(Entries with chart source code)
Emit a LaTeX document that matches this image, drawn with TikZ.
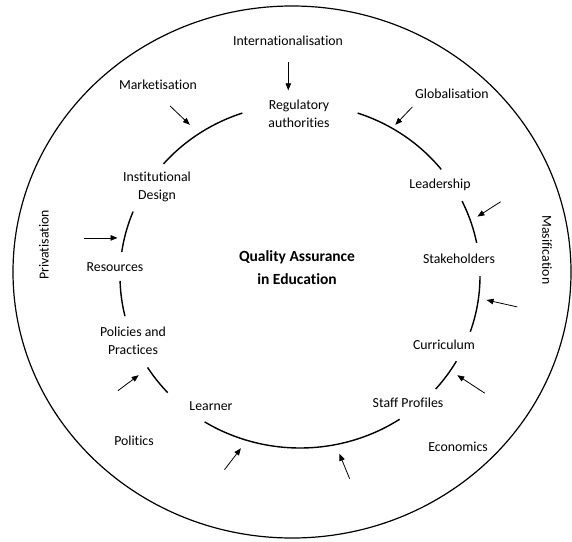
\documentclass[tikz,border=0pt]{standalone}
\usepackage{fontspec}
\setmainfont{Carlito}[Ligatures={NoCommon}]
\usetikzlibrary{arrows.meta}
\begin{document}
\begin{tikzpicture}[x=1pt,y=-1pt,
  lbl/.style={font=\fontsize{13.8}{18.5}\selectfont,align=center,inner sep=0pt},
  ttl/.style={font=\fontsize{15.5}{23}\selectfont\bfseries,align=center,inner sep=0pt},
  ring/.style={line width=1.4pt},
  arr/.style={line width=0.8pt,-{Triangle[length=7pt,width=5.5pt]}}]
\useasboundingbox (0,0) rectangle (572,541);
% outer ellipse
\draw[line width=1.2pt] (292,272) ellipse [x radius=279pt, y radius=266pt];
% inner ring arcs
\foreach \a/\b in {108.7/139.3, 38.3/71.3, 11.1/25.8, -18.9/0, -41.1/-29.7, -122/-56.4, 212.1/222.7, 181.6/193.5, 158/172}
  \draw[ring] plot[domain=\a:\b, samples=40, smooth] ({300+180*cos(\x)},{276-172*sin(\x)});
% labels
\node[lbl] (intl) at (288,41) {Internationalisation};
\node[lbl] (mark) at (158,85) {Marketisation};
\node[lbl] (glob) at (452,94) {Globalisation};
\node[lbl] (reg) at (299,114) {Regulatory\\authorities};
\node[lbl] (inst) at (157,187) {Institutional\\Design};
\node[lbl] (lead) at (440,185) {Leadership};
\node[lbl,rotate=90] (priv) at (44,245) {Privatisation};
\node[lbl] (res) at (115,267) {Resources};
\node[ttl] (qa) at (297,268) {Quality Assurance\\in Education};
\node[lbl] (stak) at (459,259) {Stakeholders};
\node[lbl,rotate=-90] (mas) at (547,250) {Masification};
\node[lbl] (pol) at (133,341) {Policies and\\Practices};
\node[lbl] (cur) at (444,345) {Curriculum};
\node[lbl] (lea) at (211,406) {Learner};
\node[lbl] (staff) at (408,403) {Staff Profiles};
\node[lbl] (polit) at (134,441) {Politics};
\node[lbl] (eco) at (458,447) {Economics};
% arrows
\coordinate (a1s) at (288.3,62);   \coordinate (a1e) at (288.3,90.3);
\coordinate (a2s) at (170,105.9);  \coordinate (a2e) at (189.8,124.8);
\coordinate (a3s) at (412.4,106.9);\coordinate (a3e) at (395.3,124.8);
\coordinate (a4s) at (500.7,201.7);\coordinate (a4e) at (477.4,216.6);
\coordinate (a5s) at (517.2,306.9);\coordinate (a5e) at (486.5,300);
\coordinate (a6s) at (484.7,393.1);\coordinate (a6e) at (457.3,375.2);
\coordinate (a7s) at (349.6,478.6);\coordinate (a7e) at (339.4,453.8);
\coordinate (a8s) at (224.5,469.7);\coordinate (a8e) at (240.9,448.3);
\coordinate (a9s) at (117.9,390.7);\coordinate (a9e) at (138.7,375.2);
\coordinate (a10s) at (83.9,237.9);\coordinate (a10e) at (117.5,237.9);
\foreach \i in {1,...,10} \draw[arr] (a\i s) -- (a\i e);
\end{tikzpicture}
\end{document}
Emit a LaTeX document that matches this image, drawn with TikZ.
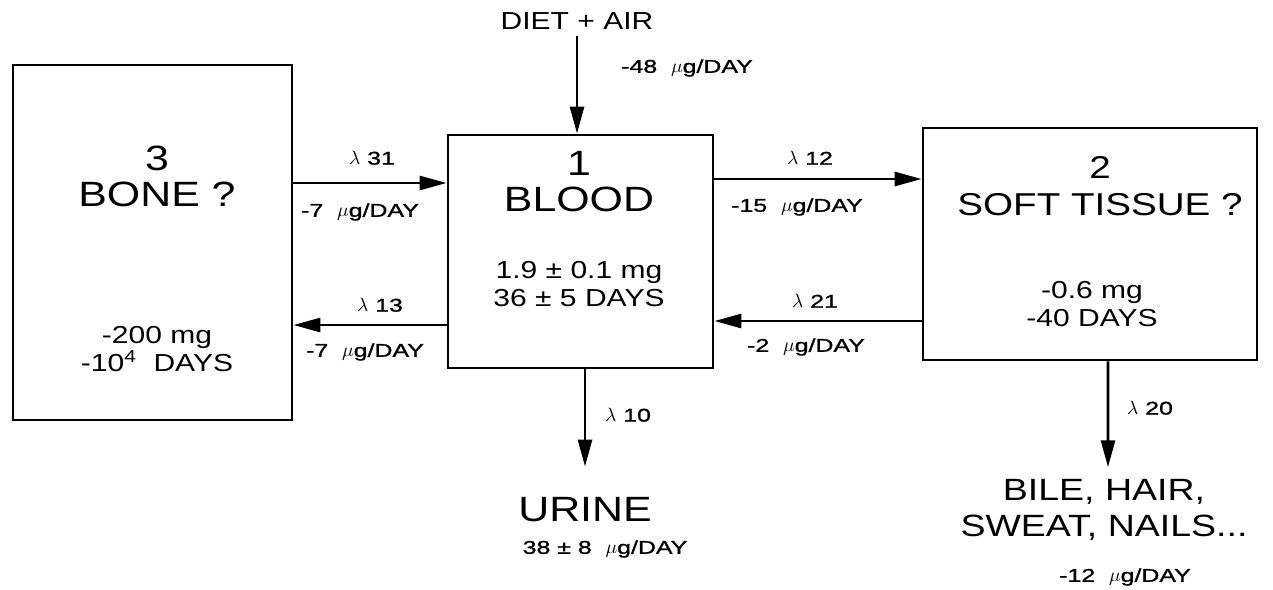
\documentclass[tikz,border=0pt]{standalone}
\usepackage{fontspec}
\setmainfont[FakeStretch=1.22]{Liberation Sans}
\newfontfamily\ratefont[FakeStretch=1.35,FakeBold=1.2]{Liberation Sans}
\usetikzlibrary{arrows.meta}

\begin{document}
\begin{tikzpicture}[x=0.02cm,y=-0.02cm,
  box/.style={draw,line width=1.6pt,inner sep=0pt},
  flow/.style={line width=1.6pt,-{Triangle[length=0.54cm,width=0.28cm]}},
  big/.style={font=\fontsize{20}{20.5}\selectfont,align=center},
  mid/.style={font=\fontsize{14}{16}\selectfont,align=center},
  small/.style={font=\ratefont\fontsize{10.5}{12}\selectfont}]
\useasboundingbox (0,0) rectangle (1273,589);
% compartments
\node[box,minimum width=5.58cm,minimum height=7.1cm] (bone) at (152.5,242.5) {};
\node[box,minimum width=5.3cm,minimum height=4.66cm] (blood) at (580.5,251.5) {};
\node[box,minimum width=6.68cm,minimum height=4.64cm] (soft) at (1090,244) {};
\node[big] (boneT) at (157,176) {3\\BONE ?};
\node[mid] (boneV) at (157,349) {-200 mg\\-10\textsuperscript{4}\ \ DAYS};
\node[big] (bloodT) at (579,182) {1\\BLOOD};
\node[mid] (bloodV) at (579,284) {1.9 ± 0.1 mg\\36 ± 5 DAYS};
\node[big,font=\fontsize{18}{21.5}\selectfont] (softT) at (1100,186) {2\\SOFT TISSUE ?};
\node[mid] (softV) at (1092,304) {-0.6 mg\\-40 DAYS};
% sources and sinks
\node[mid] (diet) at (577,21) {DIET + AIR};
\node[big] (urine) at (585,510) {URINE};
\node[big,font=\fontsize{17.5}{20.5}\selectfont] (bile) at (1104,510) {BILE,\ HAIR,\\SWEAT,\ NAILS...};
% exchanges
\draw[flow] (bone.east |- 0,183) -- (blood.west |- 0,183);
\draw[flow] (blood.west |- 0,325) -- (bone.east |- 0,325);
\draw[flow] (blood.east |- 0,179) -- (soft.west |- 0,179);
\draw[flow] (soft.west |- 0,321) -- (blood.east |- 0,321);
\draw[flow] (diet.south) -- (diet.south |- blood.north);
\draw[flow] (blood.south -| urine.north) -- ([yshift=0.5cm]urine.north);
\draw[flow] (soft.south -| 1108,0) -- ([xshift=0.08cm,yshift=0.12cm]bile.north);
% rates
\node[small] (l31) at (372,158) {$\lambda$ 31};
\node[small] (r31) at (360,212) {-7\ \ $\mu$g/DAY};
\node[small] (l13) at (380,305) {$\lambda$ 13};
\node[small] (r13) at (365,352) {-7\ \ $\mu$g/DAY};
\node[small] (l12) at (810,158) {$\lambda$ 12};
\node[small] (r12) at (797,207) {-15\ \ $\mu$g/DAY};
\node[small] (l21) at (815,301) {$\lambda$ 21};
\node[small] (r21) at (806,347) {-2\ \ $\mu$g/DAY};
\node[small] (rin) at (687,68) {-48\ \ $\mu$g/DAY};
\node[small] (l10) at (628,415) {$\lambda$ 10};
\node[small] (r10) at (605,549) {38 ± 8\ \ $\mu$g/DAY};
\node[small] (l20) at (1150,408) {$\lambda$ 20};
\node[small] (r20) at (1125,577) {-12\ \ $\mu$g/DAY};
\end{tikzpicture}
\end{document}
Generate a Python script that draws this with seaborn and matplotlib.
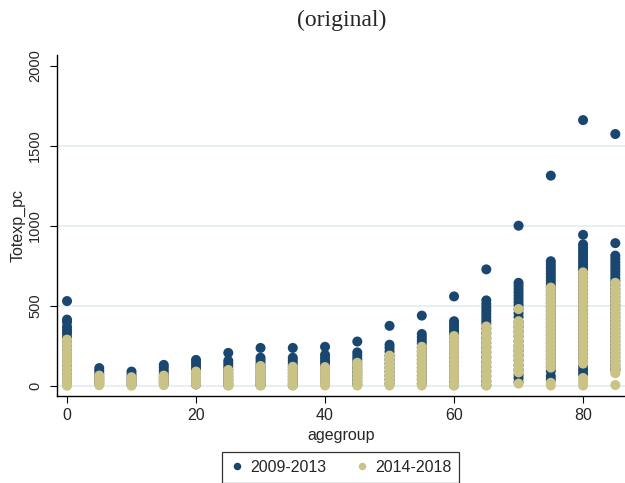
import numpy as np
import pandas as pd
import matplotlib
matplotlib.use('Agg')
import matplotlib.pyplot as plt
import seaborn as sns

# age groups on the x axis
agegroups = [0, 5, 10, 15, 20, 25, 30, 35, 40, 45, 50, 55, 60, 65, 70, 75, 80, 85]

# Totexp_pc values, one list per age group
totexp_2009_2013 = [
    [531, 415, 400, 370, 350, 330, 305, 280, 250, 220, 190, 160, 130, 100, 70, 40, 10],
    [112, 95, 75, 55, 35, 15],
    [90, 70, 50, 30, 10],
    [132, 115, 95, 75, 55, 35, 15],
    [163, 145, 125, 105, 85, 65, 45, 25, 10],
    [207, 158, 140, 120, 100, 80, 60, 40, 20, 5],
    [238, 177, 160, 140, 120, 100, 80, 60, 40, 20, 5],
    [238, 177, 160, 140, 120, 100, 80, 60, 40, 20, 5],
    [245, 195, 175, 155, 135, 115, 95, 75, 55, 35, 15],
    [278, 210, 190, 170, 150, 130, 110, 90, 70, 50, 30, 10],
    [376, 258, 238, 215, 190, 165, 140, 115, 90, 65, 40, 15],
    [440, 325, 305, 285, 265, 240, 215, 190, 165, 140, 115, 90, 65, 40, 15],
    [560, 405, 385, 365, 345, 325, 300, 270, 240, 210, 180, 150, 120, 90, 60, 30, 5],
    [729, 535, 512, 490, 470, 450, 430, 410, 390, 360, 330, 300, 270, 240, 210, 180,
     150, 120, 90, 60, 30, 5],
    [1002, 645, 625, 605, 585, 565, 545, 525, 505, 480, 455, 430, 400, 370, 340, 310,
     280, 250, 220, 190, 160, 130, 100, 70, 50, 25],
    [1315, 780, 760, 740, 720, 700, 680, 660, 640, 620, 595, 570, 545, 520, 495, 470,
     445, 420, 395, 370, 345, 320, 295, 270, 245, 220, 195, 170, 145, 120, 95, 62, 40],
    [1662, 945, 885, 865, 845, 825, 805, 785, 765, 745, 725, 700, 675, 650, 625, 600,
     575, 550, 525, 500, 475, 450, 425, 400, 375, 350, 325, 300, 275, 250, 225, 200,
     175, 150, 125, 100, 75],
    [1575, 893, 815, 795, 775, 755, 735, 715, 695, 675, 655, 630, 605, 580, 555, 530,
     505, 480, 455, 430, 405, 380, 355, 330, 305, 280, 255, 230, 205, 180, 155, 130,
     110, 100],
]

totexp_2014_2018 = [
    [290, 265, 240, 215, 190, 165, 140, 115, 90, 65, 40, 15, 2],
    [65, 45, 25, 5],
    [55, 35, 15, 2],
    [65, 45, 25, 5],
    [90, 70, 50, 30, 10],
    [100, 80, 60, 40, 20, 3],
    [125, 105, 85, 60, 40, 20, 3],
    [120, 100, 80, 60, 40, 20, 3],
    [118, 98, 78, 58, 38, 18, 3],
    [145, 125, 100, 75, 50, 25, 3],
    [190, 170, 145, 120, 95, 70, 45, 20, 3],
    [245, 220, 195, 170, 145, 120, 95, 70, 45, 20, 3],
    [312, 290, 265, 240, 215, 190, 165, 140, 115, 90, 65, 40, 15, 3],
    [372, 345, 320, 295, 270, 245, 220, 195, 170, 145, 120, 95, 70, 45, 20, 3],
    [481, 405, 380, 355, 330, 305, 280, 255, 230, 205, 180, 155, 130, 105, 85, 15],
    [615, 590, 565, 540, 515, 490, 465, 440, 415, 390, 365, 340, 315, 290, 265, 240,
     215, 190, 165, 140, 115, 20, 3],
    [710, 685, 660, 635, 610, 585, 560, 535, 510, 485, 460, 435, 410, 385, 360, 335,
     310, 285, 260, 235, 210, 185, 160, 140, 50, 25, 3],
    [645, 620, 595, 570, 545, 520, 495, 470, 445, 420, 395, 370, 345, 320, 295, 270,
     245, 220, 195, 170, 145, 120, 100, 80, 6],
]

periods = ['2009-2013', '2014-2018']
period_colors = {'2009-2013': '#1a476f', '2014-2018': '#cbc386'}

x_ticks = [0, 20, 40, 60, 80]
y_ticks = [0, 500, 1000, 1500, 2000]


rows = []
for period, series in zip(periods, [totexp_2009_2013, totexp_2014_2018]):
    for age, vals in zip(agegroups, series):
        for v in vals:
            rows.append({'agegroup': age, 'Totexp_pc': v, 'period': period})
plot_df = pd.DataFrame(rows)

sns.set_theme(style='white')
plt.rcParams['font.family'] = ['Liberation Sans', 'DejaVu Sans']

fig = plt.figure(figsize=(6.25, 4.83), dpi=100)
ax = fig.add_axes([56.7 / 625, 1 - 396 / 483, 1 - 56.7 / 625, (396 - 55) / 483])

# light horizontal grid like stata
for yt in y_ticks[:-1]:
    ax.axhline(yt, color='#e6eef1', lw=1.3, zorder=0)

sns.scatterplot(data=plot_df, x='agegroup', y='Totexp_pc', hue='period',
                hue_order=periods, palette=period_colors, s=52, linewidth=0,
                alpha=1, ax=ax, zorder=3)

ax.set_xlim(-1.6, 86.5)
ax.set_ylim(-62.5, 2069)
ax.set_xticks(x_ticks)
ax.set_yticks(y_ticks)
ax.tick_params(axis='both', direction='out', length=5, width=0.8, color='black',
               bottom=True, left=True)
ax.tick_params(axis='x', labelsize=11.5, pad=4)
ax.tick_params(axis='y', labelsize=10.5, pad=5.5, labelrotation=90)
for lab in ax.get_yticklabels():
    lab.set_va('center')

for side in ['top', 'right']:
    ax.spines[side].set_visible(False)
for side in ['left', 'bottom']:
    ax.spines[side].set_color('black')
    ax.spines[side].set_linewidth(1.0)

ax.set_xlabel('agegroup', fontsize=11.5, labelpad=3)
ax.set_ylabel('Totexp_pc', fontsize=11.5)
ax.yaxis.set_label_coords(-0.055, 0.5)

ax.get_legend().remove()
handles, labels = ax.get_legend_handles_labels()
leg = fig.legend(handles, labels, loc='upper left', bbox_to_anchor=(222 / 625, 1 - 452 / 483),
                 bbox_transform=fig.transFigure, ncol=2, fontsize=11.5, frameon=True,
                 fancybox=False, edgecolor='black', markerscale=0.75, handletextpad=0.35,
                 columnspacing=1.8, borderpad=0.5, handlelength=0.9, borderaxespad=0)
leg.get_frame().set_linewidth(0.9)

fig.text(0.546, 1 - 20 / 483, '(original)', ha='center', va='center', fontsize=17,
         family=['Liberation Serif', 'DejaVu Serif'])

plt.savefig('out.png', dpi=100)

WHAT TO PRODUCE:
Return exactly the lines from the one with "Generate a Python" to the one with "75, 80, 85]", both ends kept, and only those. Images are left out.

WRITTEN RESPONSE:
Generate a Python script that draws this with seaborn and matplotlib.
import numpy as np
import pandas as pd
import matplotlib
matplotlib.use('Agg')
import matplotlib.pyplot as plt
import seaborn as sns

# age groups on the x axis
agegroups = [0, 5, 10, 15, 20, 25, 30, 35, 40, 45, 50, 55, 60, 65, 70, 75, 80, 85]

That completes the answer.